The aims of a 21st-century education are well expressed in the UK national curriculum goals – the aim of school education is to promote the physical, mental, moral and cultural developments of both the students and as a result cause these developments in society, school, therefore, prepares students for opportunities, responsibilities and experiences later on in life (Dept for Education, 2016).
I will be taking up the use of Physical Education as a cross-curricular resource that can be used to teach across a variety of subjects in this essay. I chose this method from my experience as a primary school teacher dealing with young children bouncing with energy and sometimes restless in the classroom. I have observed that Physical Education is one of the favourite classes for my students and would like to try and incorporate it in the teaching of other subjects like history, language and science to my students. This is in keeping with the experiential learning theories that have been developed from Dewey's classic 'learning by doing' theory in education (Roberts, 2012).

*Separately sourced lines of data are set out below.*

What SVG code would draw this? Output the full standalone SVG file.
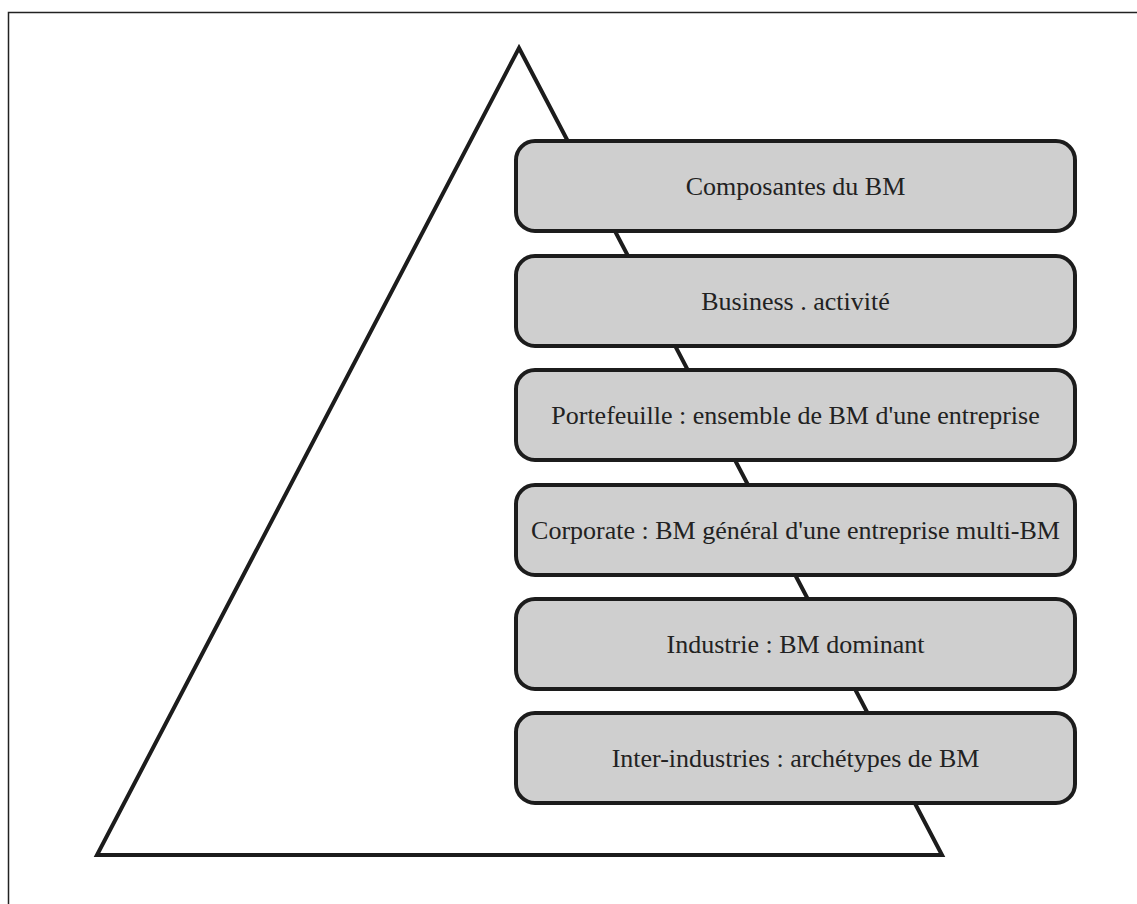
<svg xmlns="http://www.w3.org/2000/svg" width="1137" height="904" viewBox="0 0 1137 904">
<style>
.box{fill:#cfcfcf;stroke:#1c1c1c;stroke-width:4}
.lbl{font-family:"Liberation Serif","Times New Roman",serif;font-size:26px;fill:#222;text-anchor:middle}
</style>
<rect width="1137" height="904" fill="#fff"/>
<path d="M8.5,904 V12.5 H1137" fill="none" stroke="#222" stroke-width="1.5"/>
<g id="pyramid">
<polygon points="519,48 942,855 97,855" fill="#fff" stroke="#1c1c1c" stroke-width="4" stroke-linejoin="miter"/>
</g>
<g id="node1"><rect class="box" x="516" y="141" width="559" height="90" rx="19"/><text class="lbl" x="795.5" y="195">Composantes du BM</text></g>
<g id="node2"><rect class="box" x="516" y="256" width="559" height="90" rx="19"/><text class="lbl" x="795.5" y="310">Business . activité</text></g>
<g id="node3"><rect class="box" x="516" y="370" width="559" height="90" rx="19"/><text class="lbl" x="795.5" y="424">Portefeuille : ensemble de BM d'une entreprise</text></g>
<g id="node4"><rect class="box" x="516" y="485" width="559" height="90" rx="19"/><text class="lbl" x="795.5" y="539">Corporate : BM général d'une entreprise multi-BM</text></g>
<g id="node5"><rect class="box" x="516" y="599" width="559" height="90" rx="19"/><text class="lbl" x="795.5" y="653">Industrie : BM dominant</text></g>
<g id="node6"><rect class="box" x="516" y="713" width="559" height="90" rx="19"/><text class="lbl" x="795.5" y="767">Inter-industries : archétypes de BM</text></g>
<g id="connectors"></g>
</svg>
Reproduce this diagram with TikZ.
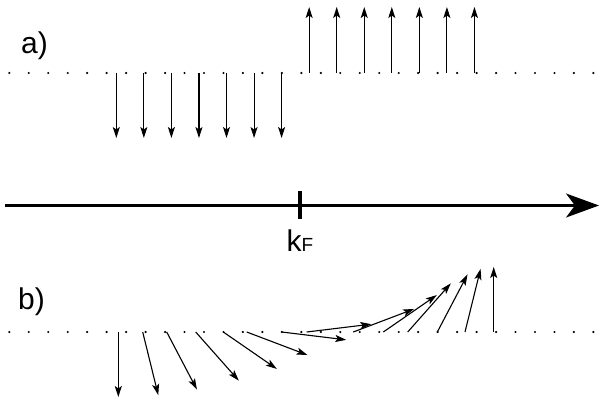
\documentclass[tikz,border=0pt]{standalone}
\usepackage{fontspec}
\setmainfont{Liberation Sans}
\usetikzlibrary{arrows.meta,calc}
\begin{document}
\begin{tikzpicture}[x=1pt,y=-1pt,
  spin/.style={line width=1.1pt,-{Stealth[length=11pt,width=7pt,inset=2.5pt]}},
  axis/.style={line width=2.2pt,-{Stealth[length=33pt,width=24pt,inset=9pt]}},
  lbl/.style={font=\fontsize{30}{30}\selectfont,anchor=base west,inner sep=0pt}]
\useasboundingbox (0,0) rectangle (601,401);
% dotted baselines
\foreach \k in {0,...,30}{
  \fill ({9.3+19.47*\k},73) circle (1.2pt);
  \fill ({9.3+19.47*\k},332) circle (1.2pt);
}
% labels
\node[lbl] (la) at (21,54) {a)};
\node[lbl] (lb) at (18,309) {b)};
% panel a
\foreach \k in {0,...,6}{
  \coordinate (as\k) at ({116.3+27.55*\k},73);
  \coordinate (ae\k) at ({116.3+27.55*\k},138);
  \draw[spin] (as\k) -- (ae\k);
}
\foreach \k in {7,...,13}{
  \coordinate (as\k) at ({116.3+27.55*\k},73);
  \coordinate (ae\k) at ({116.3+27.55*\k},7);
  \draw[spin] (as\k) -- (ae\k);
}
% axis
\coordinate (ax0) at (5,205.5);
\coordinate (ax1) at (599,205.5);
\draw[axis] (ax0) -- (ax1);
\coordinate (t0) at (299.8,191);
\coordinate (t1) at (299.8,219);
\draw[line width=3.6pt] (t0) -- (t1);
\node[anchor=base,inner sep=0pt] (kf) at (300,251.5)
  {\fontsize{30}{30}\selectfont k\fontsize{19}{19}\selectfont F};
% panel b
\foreach \x [count=\i from 0] in {118.3,142.7,166.7,195.7,223.3,246.7,281.7,306.7,353.3,383.3,407.7,437.3,465,493.7}{
  \pgfmathsetmacro{\ang}{-90+180/13*\i}
  \coordinate (bs\i) at (\x,332);
  \coordinate (be\i) at ($(bs\i)+({65*cos(\ang)},{-65*sin(\ang)})$);
  \draw[spin] (bs\i) -- (be\i);
}
\end{tikzpicture}
\end{document}
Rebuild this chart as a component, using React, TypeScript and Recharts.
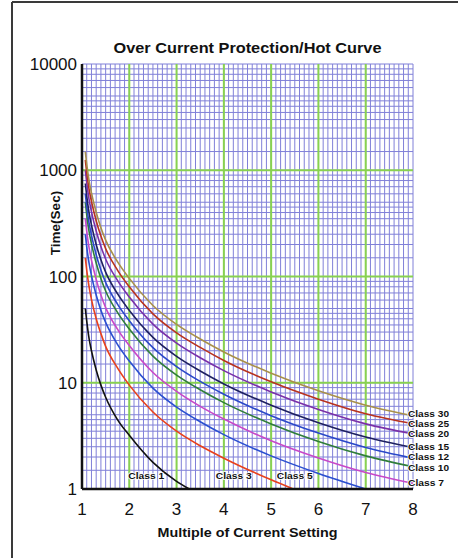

My choice of using Physical Education for cross-curricular work is well supported by research in this area. Research among primary teachers has recorded that using movement prepares children to learn academic concepts using spatial awareness, builds their confidence and social skills and promotes teacher-child relationships (Gehris, Gooze, & Whitaker, 2016). The learning experience is seen to be richer because it engages all the senses of a child and promotes social interaction as well (Gehris, Gooze, & Whitaker, 2016). Regular Physical Education is very important for students of all ages but quite critical for students at the primary school level as it leads to healthy growth at a formative stage in life and prevents the setting of chronic diseases at a very early age (Hills, Dengel, & Lubans, 2014). Using physical education as a cross-curricular resource, therefore, means looking forward to increased academic performances as well as health and happiness benefits for students involved in this intervention.